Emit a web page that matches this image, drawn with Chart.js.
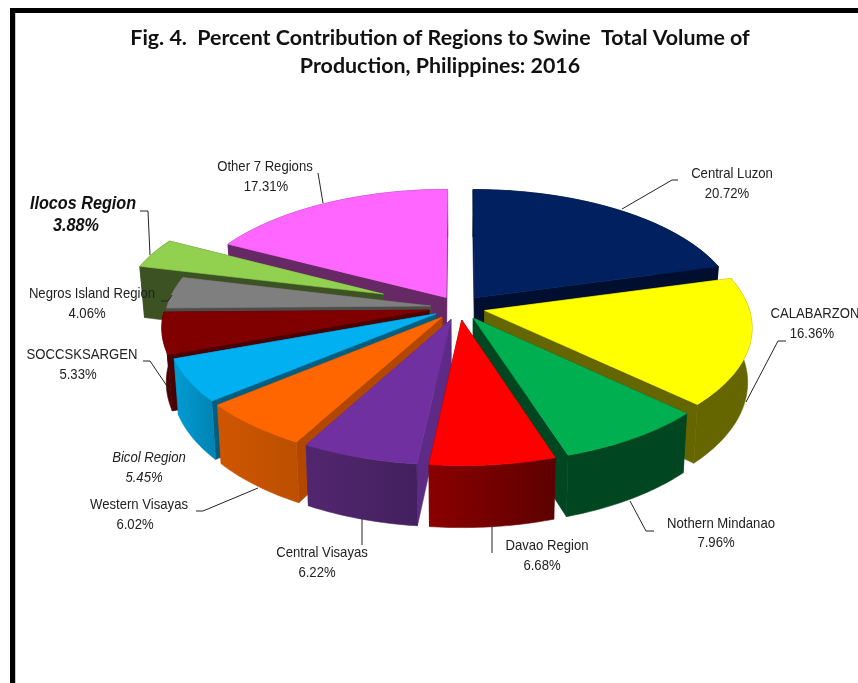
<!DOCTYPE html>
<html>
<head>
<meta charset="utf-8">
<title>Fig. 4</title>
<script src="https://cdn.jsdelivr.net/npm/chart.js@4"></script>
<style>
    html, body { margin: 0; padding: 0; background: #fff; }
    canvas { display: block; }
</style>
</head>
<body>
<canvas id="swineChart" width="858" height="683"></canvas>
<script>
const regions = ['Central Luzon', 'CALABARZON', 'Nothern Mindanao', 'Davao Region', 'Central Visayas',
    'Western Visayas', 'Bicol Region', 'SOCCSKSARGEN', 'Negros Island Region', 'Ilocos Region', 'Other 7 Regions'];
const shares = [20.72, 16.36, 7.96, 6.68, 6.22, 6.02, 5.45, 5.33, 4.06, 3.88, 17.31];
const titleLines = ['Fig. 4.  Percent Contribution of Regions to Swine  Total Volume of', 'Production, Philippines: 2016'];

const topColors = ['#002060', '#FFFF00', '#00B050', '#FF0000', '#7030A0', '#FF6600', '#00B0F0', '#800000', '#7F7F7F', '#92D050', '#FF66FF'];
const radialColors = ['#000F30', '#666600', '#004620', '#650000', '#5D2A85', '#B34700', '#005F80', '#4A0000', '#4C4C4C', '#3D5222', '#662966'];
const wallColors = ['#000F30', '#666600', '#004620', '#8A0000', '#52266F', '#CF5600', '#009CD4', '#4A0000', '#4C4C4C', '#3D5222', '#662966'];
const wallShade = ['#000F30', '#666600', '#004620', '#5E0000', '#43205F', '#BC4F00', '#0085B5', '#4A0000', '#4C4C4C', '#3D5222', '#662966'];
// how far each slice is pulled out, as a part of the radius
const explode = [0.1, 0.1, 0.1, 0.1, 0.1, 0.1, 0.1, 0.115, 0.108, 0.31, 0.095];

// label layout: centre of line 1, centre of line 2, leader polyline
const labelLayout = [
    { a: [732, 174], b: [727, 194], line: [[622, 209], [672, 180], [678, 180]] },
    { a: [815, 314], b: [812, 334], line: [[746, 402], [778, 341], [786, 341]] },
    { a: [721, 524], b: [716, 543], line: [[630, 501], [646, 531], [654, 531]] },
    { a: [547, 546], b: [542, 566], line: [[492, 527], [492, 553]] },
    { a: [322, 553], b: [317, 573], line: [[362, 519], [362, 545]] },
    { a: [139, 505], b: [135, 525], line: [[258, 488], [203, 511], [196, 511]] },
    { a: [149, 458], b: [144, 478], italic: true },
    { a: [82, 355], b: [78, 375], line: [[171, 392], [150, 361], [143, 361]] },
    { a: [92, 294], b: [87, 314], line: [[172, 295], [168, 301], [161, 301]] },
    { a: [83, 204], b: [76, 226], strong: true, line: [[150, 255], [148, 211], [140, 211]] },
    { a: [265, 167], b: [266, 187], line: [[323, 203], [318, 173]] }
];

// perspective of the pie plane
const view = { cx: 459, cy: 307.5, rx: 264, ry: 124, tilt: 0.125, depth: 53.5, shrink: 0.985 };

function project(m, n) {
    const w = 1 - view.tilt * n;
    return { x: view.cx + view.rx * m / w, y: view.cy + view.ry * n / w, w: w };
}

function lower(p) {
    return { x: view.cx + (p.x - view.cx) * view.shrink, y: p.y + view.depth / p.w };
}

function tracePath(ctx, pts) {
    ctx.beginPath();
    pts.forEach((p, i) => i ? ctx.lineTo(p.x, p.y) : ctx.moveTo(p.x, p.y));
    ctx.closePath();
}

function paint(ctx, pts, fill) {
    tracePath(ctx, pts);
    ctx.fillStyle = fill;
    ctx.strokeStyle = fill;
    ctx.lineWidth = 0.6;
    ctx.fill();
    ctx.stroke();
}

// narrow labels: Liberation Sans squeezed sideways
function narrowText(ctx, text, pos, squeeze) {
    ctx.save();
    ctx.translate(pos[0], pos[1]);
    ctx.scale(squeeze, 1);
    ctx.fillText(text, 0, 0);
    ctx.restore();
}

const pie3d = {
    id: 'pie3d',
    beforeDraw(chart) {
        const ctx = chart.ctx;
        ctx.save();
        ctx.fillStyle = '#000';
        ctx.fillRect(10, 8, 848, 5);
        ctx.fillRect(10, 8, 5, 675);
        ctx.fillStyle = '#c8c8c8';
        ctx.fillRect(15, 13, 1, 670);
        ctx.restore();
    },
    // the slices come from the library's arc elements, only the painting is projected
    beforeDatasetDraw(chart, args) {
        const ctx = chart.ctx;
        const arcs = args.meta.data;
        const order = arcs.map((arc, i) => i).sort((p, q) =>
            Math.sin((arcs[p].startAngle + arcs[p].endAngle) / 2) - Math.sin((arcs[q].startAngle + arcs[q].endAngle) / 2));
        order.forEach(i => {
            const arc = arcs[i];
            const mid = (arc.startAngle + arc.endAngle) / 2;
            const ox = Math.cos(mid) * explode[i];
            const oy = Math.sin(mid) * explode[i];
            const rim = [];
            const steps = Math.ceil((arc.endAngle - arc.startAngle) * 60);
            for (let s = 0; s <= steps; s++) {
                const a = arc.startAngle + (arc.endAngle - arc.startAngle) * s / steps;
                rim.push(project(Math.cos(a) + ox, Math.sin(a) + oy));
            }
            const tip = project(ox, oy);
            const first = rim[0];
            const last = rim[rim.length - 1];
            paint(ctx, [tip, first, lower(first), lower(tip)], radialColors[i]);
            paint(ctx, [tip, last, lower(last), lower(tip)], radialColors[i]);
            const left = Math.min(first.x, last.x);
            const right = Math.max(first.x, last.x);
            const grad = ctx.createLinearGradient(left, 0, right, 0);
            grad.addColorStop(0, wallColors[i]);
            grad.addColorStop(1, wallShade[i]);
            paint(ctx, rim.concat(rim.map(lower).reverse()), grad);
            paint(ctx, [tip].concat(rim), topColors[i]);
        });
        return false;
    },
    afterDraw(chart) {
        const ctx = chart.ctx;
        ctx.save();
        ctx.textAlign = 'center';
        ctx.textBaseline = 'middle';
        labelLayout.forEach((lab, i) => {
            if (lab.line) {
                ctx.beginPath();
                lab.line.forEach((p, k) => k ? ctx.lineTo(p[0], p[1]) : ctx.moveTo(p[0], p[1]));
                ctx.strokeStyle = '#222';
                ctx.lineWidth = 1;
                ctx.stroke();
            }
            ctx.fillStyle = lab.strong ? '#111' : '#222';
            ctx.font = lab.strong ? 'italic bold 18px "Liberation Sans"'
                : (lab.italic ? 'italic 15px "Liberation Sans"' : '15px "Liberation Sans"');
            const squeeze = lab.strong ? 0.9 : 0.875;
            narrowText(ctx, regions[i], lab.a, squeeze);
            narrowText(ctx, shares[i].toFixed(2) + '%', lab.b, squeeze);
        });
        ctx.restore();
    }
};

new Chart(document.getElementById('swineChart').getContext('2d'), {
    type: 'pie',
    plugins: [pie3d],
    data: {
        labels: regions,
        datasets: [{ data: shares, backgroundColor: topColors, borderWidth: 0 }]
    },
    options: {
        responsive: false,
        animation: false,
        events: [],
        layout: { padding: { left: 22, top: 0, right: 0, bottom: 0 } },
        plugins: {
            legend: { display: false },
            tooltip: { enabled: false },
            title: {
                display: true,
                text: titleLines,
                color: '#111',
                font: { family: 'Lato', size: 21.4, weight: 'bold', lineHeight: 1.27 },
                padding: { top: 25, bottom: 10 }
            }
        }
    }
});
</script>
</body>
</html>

+ + +

**Written task**
Copy the data exactly. Any picture it contains is to be omitted.

**Answer to the problem**
Emit a web page that matches this image, drawn with Chart.js.
<!DOCTYPE html>
<html>
<head>
<meta charset="utf-8">
<title>Fig. 4</title>
<script src="https://cdn.jsdelivr.net/npm/chart.js@4"></script>
<style>
    html, body { margin: 0; padding: 0; background: #fff; }
    canvas { display: block; }
</style>
</head>
<body>
<canvas id="swineChart" width="858" height="683"></canvas>
<script>
const regions = ['Central Luzon', 'CALABARZON', 'Nothern Mindanao', 'Davao Region', 'Central Visayas',
    'Western Visayas', 'Bicol Region', 'SOCCSKSARGEN', 'Negros Island Region', 'Ilocos Region', 'Other 7 Regions'];
const shares = [20.72, 16.36, 7.96, 6.68, 6.22, 6.02, 5.45, 5.33, 4.06, 3.88, 17.31];
const titleLines = ['Fig. 4.  Percent Contribution of Regions to Swine  Total Volume of', 'Production, Philippines: 2016'];

const topColors = ['#002060', '#FFFF00', '#00B050', '#FF0000', '#7030A0', '#FF6600', '#00B0F0', '#800000', '#7F7F7F', '#92D050', '#FF66FF'];
const radialColors = ['#000F30', '#666600', '#004620', '#650000', '#5D2A85', '#B34700', '#005F80', '#4A0000', '#4C4C4C', '#3D5222', '#662966'];
const wallColors = ['#000F30', '#666600', '#004620', '#8A0000', '#52266F', '#CF5600', '#009CD4', '#4A0000', '#4C4C4C', '#3D5222', '#662966'];
const wallShade = ['#000F30', '#666600', '#004620', '#5E0000', '#43205F', '#BC4F00', '#0085B5', '#4A0000', '#4C4C4C', '#3D5222', '#662966'];
// how far each slice is pulled out, as a part of the radius
const explode = [0.1, 0.1, 0.1, 0.1, 0.1, 0.1, 0.1, 0.115, 0.108, 0.31, 0.095];

// label layout: centre of line 1, centre of line 2, leader polyline
const labelLayout = [
    { a: [732, 174], b: [727, 194], line: [[622, 209], [672, 180], [678, 180]] },
    { a: [815, 314], b: [812, 334], line: [[746, 402], [778, 341], [786, 341]] },
    { a: [721, 524], b: [716, 543], line: [[630, 501], [646, 531], [654, 531]] },
    { a: [547, 546], b: [542, 566], line: [[492, 527], [492, 553]] },
    { a: [322, 553], b: [317, 573], line: [[362, 519], [362, 545]] },
    { a: [139, 505], b: [135, 525], line: [[258, 488], [203, 511], [196, 511]] },
    { a: [149, 458], b: [144, 478], italic: true },
    { a: [82, 355], b: [78, 375], line: [[171, 392], [150, 361], [143, 361]] },
    { a: [92, 294], b: [87, 314], line: [[172, 295], [168, 301], [161, 301]] },
    { a: [83, 204], b: [76, 226], strong: true, line: [[150, 255], [148, 211], [140, 211]] },
    { a: [265, 167], b: [266, 187], line: [[323, 203], [318, 173]] }
];

// perspective of the pie plane
const view = { cx: 459, cy: 307.5, rx: 264, ry: 124, tilt: 0.125, depth: 53.5, shrink: 0.985 };

function project(m, n) {
    const w = 1 - view.tilt * n;
    return { x: view.cx + view.rx * m / w, y: view.cy + view.ry * n / w, w: w };
}

function lower(p) {
    return { x: view.cx + (p.x - view.cx) * view.shrink, y: p.y + view.depth / p.w };
}

function tracePath(ctx, pts) {
    ctx.beginPath();
    pts.forEach((p, i) => i ? ctx.lineTo(p.x, p.y) : ctx.moveTo(p.x, p.y));
    ctx.closePath();
}

function paint(ctx, pts, fill) {
    tracePath(ctx, pts);
    ctx.fillStyle = fill;
    ctx.strokeStyle = fill;
    ctx.lineWidth = 0.6;
    ctx.fill();
    ctx.stroke();
}

// narrow labels: Liberation Sans squeezed sideways
function narrowText(ctx, text, pos, squeeze) {
    ctx.save();
    ctx.translate(pos[0], pos[1]);
    ctx.scale(squeeze, 1);
    ctx.fillText(text, 0, 0);
    ctx.restore();
}

const pie3d = {
    id: 'pie3d',
    beforeDraw(chart) {
        const ctx = chart.ctx;
        ctx.save();
        ctx.fillStyle = '#000';
        ctx.fillRect(10, 8, 848, 5);
        ctx.fillRect(10, 8, 5, 675);
        ctx.fillStyle = '#c8c8c8';
        ctx.fillRect(15, 13, 1, 670);
        ctx.restore();
    },
    // the slices come from the library's arc elements, only the painting is projected
    beforeDatasetDraw(chart, args) {
        const ctx = chart.ctx;
        const arcs = args.meta.data;
        const order = arcs.map((arc, i) => i).sort((p, q) =>
            Math.sin((arcs[p].startAngle + arcs[p].endAngle) / 2) - Math.sin((arcs[q].startAngle + arcs[q].endAngle) / 2));
        order.forEach(i => {
            const arc = arcs[i];
            const mid = (arc.startAngle + arc.endAngle) / 2;
            const ox = Math.cos(mid) * explode[i];
            const oy = Math.sin(mid) * explode[i];
            const rim = [];
            const steps = Math.ceil((arc.endAngle - arc.startAngle) * 60);
            for (let s = 0; s <= steps; s++) {
                const a = arc.startAngle + (arc.endAngle - arc.startAngle) * s / steps;
                rim.push(project(Math.cos(a) + ox, Math.sin(a) + oy));
            }
            const tip = project(ox, oy);
            const first = rim[0];
            const last = rim[rim.length - 1];
            paint(ctx, [tip, first, lower(first), lower(tip)], radialColors[i]);
            paint(ctx, [tip, last, lower(last), lower(tip)], radialColors[i]);
            const left = Math.min(first.x, last.x);
            const right = Math.max(first.x, last.x);
            const grad = ctx.createLinearGradient(left, 0, right, 0);
            grad.addColorStop(0, wallColors[i]);
            grad.addColorStop(1, wallShade[i]);
            paint(ctx, rim.concat(rim.map(lower).reverse()), grad);
            paint(ctx, [tip].concat(rim), topColors[i]);
        });
        return false;
    },
    afterDraw(chart) {
        const ctx = chart.ctx;
        ctx.save();
        ctx.textAlign = 'center';
        ctx.textBaseline = 'middle';
        labelLayout.forEach((lab, i) => {
            if (lab.line) {
                ctx.beginPath();
                lab.line.forEach((p, k) => k ? ctx.lineTo(p[0], p[1]) : ctx.moveTo(p[0], p[1]));
                ctx.strokeStyle = '#222';
                ctx.lineWidth = 1;
                ctx.stroke();
            }
            ctx.fillStyle = lab.strong ? '#111' : '#222';
            ctx.font = lab.strong ? 'italic bold 18px "Liberation Sans"'
                : (lab.italic ? 'italic 15px "Liberation Sans"' : '15px "Liberation Sans"');
            const squeeze = lab.strong ? 0.9 : 0.875;
            narrowText(ctx, regions[i], lab.a, squeeze);
            narrowText(ctx, shares[i].toFixed(2) + '%', lab.b, squeeze);
        });
        ctx.restore();
    }
};

new Chart(document.getElementById('swineChart').getContext('2d'), {
    type: 'pie',
    plugins: [pie3d],
    data: {
        labels: regions,
        datasets: [{ data: shares, backgroundColor: topColors, borderWidth: 0 }]
    },
    options: {
        responsive: false,
        animation: false,
        events: [],
        layout: { padding: { left: 22, top: 0, right: 0, bottom: 0 } },
        plugins: {
            legend: { display: false },
            tooltip: { enabled: false },
            title: {
                display: true,
                text: titleLines,
                color: '#111',
                font: { family: 'Lato', size: 21.4, weight: 'bold', lineHeight: 1.27 },
                padding: { top: 25, bottom: 10 }
            }
        }
    }
});
</script>
</body>
</html>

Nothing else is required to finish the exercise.